The questions you must ask are these: does the above account describe me? How can I know what is true? While there are a variety of ways this can be examined, I only wanted to look at one today. Prayer! Prayer can serve as a marker of born-again status or the lack thereof. What makes prayer so effective as a self-deceit test? It is something that can happen every day. You don’t have to wait and see with this test. Just ask yourself what the last month looked like in regards to your prayer life.

A man named William Temple said, “Your religion is what you do with your solitude.” Robert Murray McCheyne said, “What a man is on his knees before God, that he is, and nothing more.” The reality is; what happens in the secret place will be an extremely revealing thing about you. Therefore, there are a series of questions about your pray-life that will help you discern if you are in danger of self-deception.

1) Do you pray in secret? – This the most basic question when it comes to prayer. The absence of meaningful prayer when no one is around means that there is no real relationship with God. Whatever you say you know about God is purely on the abstract level. Like quantum physics, you know it is out there somewhere, but there is little that impacts daily living and thinking.

2) Are your prayers marked by a grocery list of requests? – Prayer that is mainly about stuff and situations and health reveal what a person truly loves. The things that matter most to a person will fill his thinking, come out of his mouth, be pursued by time, effort, and money, and be prayed about. Idolatry can be fashioned in a regular prayer life as easily as it can be fashioned out of wood.

3) Do you pray mainly when things are going wrong? – Sometimes praying only exists at a low idle of spiritual lukewarmness. There is nothing really wrong in the praying, except that it is without a general fervency driven by love for souls and the glory of God. That is, until something threatens our true treasures. When what is valuable to us is at risk, then we will do whatever it takes, including fervent prayer. This is a very bad sign. If God is your true love and sin is a present enemy, then fervent praying will characterize your secret prayer life. This is not to say that true Christians don’t go through spiritually dry times, or periods of lukewarm living. But remember, we are asking about the overarching bent of your spiritual life. If you cannot find some track record of regularly having a compelling desire for God’s name to be hallowed, God’s kingdom to come, God’s will to be done, your sin to be killed, and people to be saved and sanctified then you are in danger.

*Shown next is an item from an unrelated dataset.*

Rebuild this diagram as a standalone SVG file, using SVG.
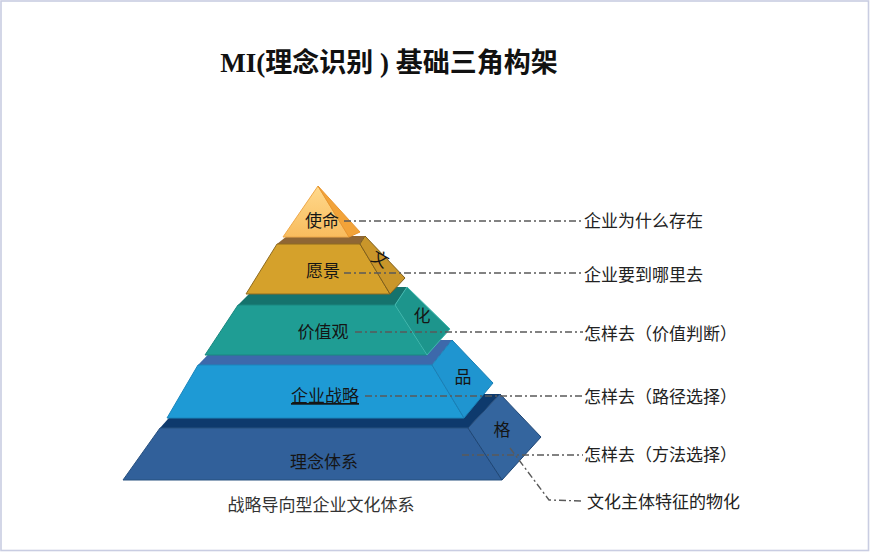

4) Do you have little to no peace after you pray? – Sometimes people pray about their issues in life, but find that worry and anxiety still follow them? Why is this? It is due to the reality that those issues are too close to the heart. They still love them more than the Lord God. The very notion that they might be lost or negatively impacted in some way even after prayer means that they are still the great love. But if God is one’s true love, then peace will come because it rests upon an omnipotent God who is a father to us.

The concluding reality is this; what makes prayer so useful as a test is found in the way a heart prays or doesn’t pray about what captivates it. Is the heart captivated by the glory of God? That is the real question. For a Christian, the captivating nature of the glory of God rises above every request, every problem, and every threat and changes how they are view and prayed about. The gospel has changed everything and prayer is one of those places where it can be seen regularly and with relative ease.